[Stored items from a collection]
◇ ◇ ◇ ◇ ◇ ◇ ◇
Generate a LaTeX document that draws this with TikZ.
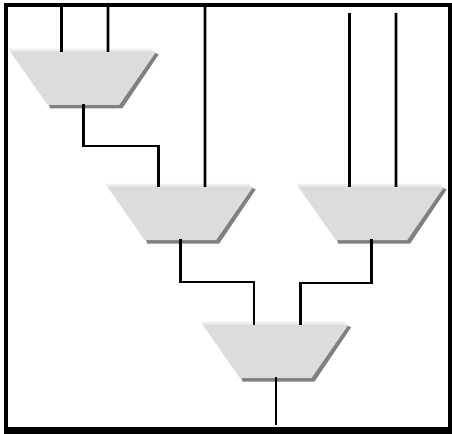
\documentclass[tikz,border=0pt]{standalone}
\definecolor{muxfill}{HTML}{DCDCDC}
\definecolor{muxlight}{HTML}{EEEEEE}
\definecolor{muxshadow}{HTML}{808080}
\tikzset{
  wire/.style={line width=1.9pt,black,line join=miter,line cap=butt},
  framebox/.style={line width=3.4pt,black},
}
\newcommand{\muxshape}[3]{%
  \begin{scope}[shift={(#2,#3)}]
    \fill[muxshadow] (40,55) -- (145,3) -- (150,5.5) -- (113.5,59.5) -- (41.5,59.5) -- cycle;
    \fill[muxlight] (0,0) -- (144,0) -- (145,3) -- (2,3) -- cycle;
    \fill[muxfill] (1.5,2.5) -- (145.5,2.5) -- (146.5,4) -- (110.5,56) -- (39,56) -- cycle;
    \coordinate (#1-a) at (53,3);
    \coordinate (#1-b) at (99.3,3);
    \coordinate (#1-o) at (75,55);
  \end{scope}}
\begin{document}
\begin{tikzpicture}[x=0.75pt,y=-0.75pt]
\useasboundingbox (0,0) rectangle (452,434);
\fill[white] (0,0) rectangle (452,434);
\draw[framebox] (6,5) -- (450,5) -- (450,429.5) -- (6,429.5) -- cycle;
\fill[black] (4,427) rectangle (452,434);
\muxshape{m1}{8.7}{49}
\muxshape{m2}{105.7}{184}
\muxshape{m3}{296.7}{184}
\muxshape{m4}{201}{322}
\coordinate (t1) at (61.7,7);
\coordinate (t2) at (108,7);
\coordinate (t3) at (205,7);
\coordinate (t4) at (349.7,13);
\coordinate (t5) at (396,13);
\coordinate (bot) at (276,425);
\draw[wire] (t1) -- (m1-a);
\draw[wire] (t2) -- (m1-b);
\draw[wire] (t3) -- (m2-b);
\draw[wire] (t4) -- (m3-a);
\draw[wire] (t5) -- (m3-b);
\draw[wire] (m1-o) -- ++(0,42) -| (m2-a);
\draw[wire] (m2-o) -- ++(0,43) -| (m4-a);
\draw[wire] (m3-o) -- ++(0,44) -| (m4-b);
\draw[wire] (m4-o) -- (bot);
\end{tikzpicture}
\end{document}
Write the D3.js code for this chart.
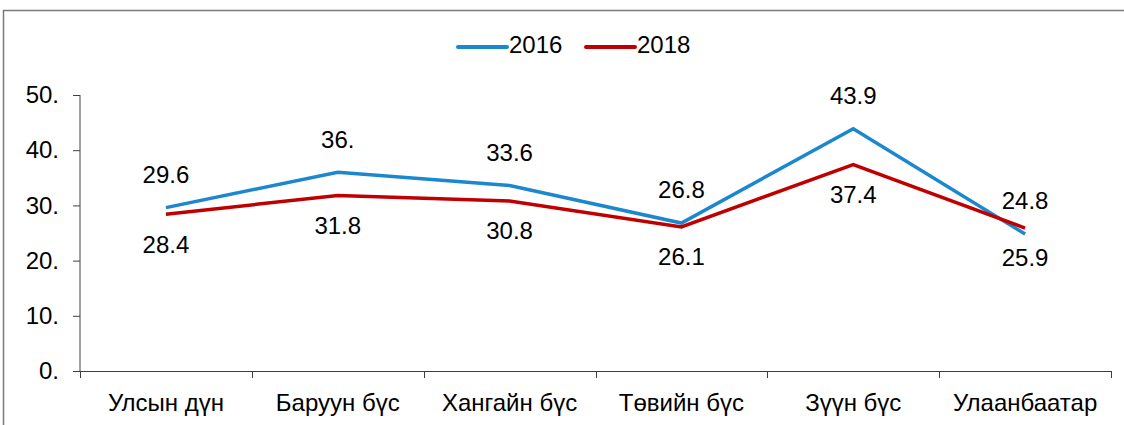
◇ ◇ ◇ ◇ ◇ ◇ ◇
**GIVEN TASK:** Scan the material above. Copy each line where "this" occurs.

**REPLY TO THE EXERCISE:**
Generate a LaTeX document that draws this with TikZ.
Write the D3.js code for this chart.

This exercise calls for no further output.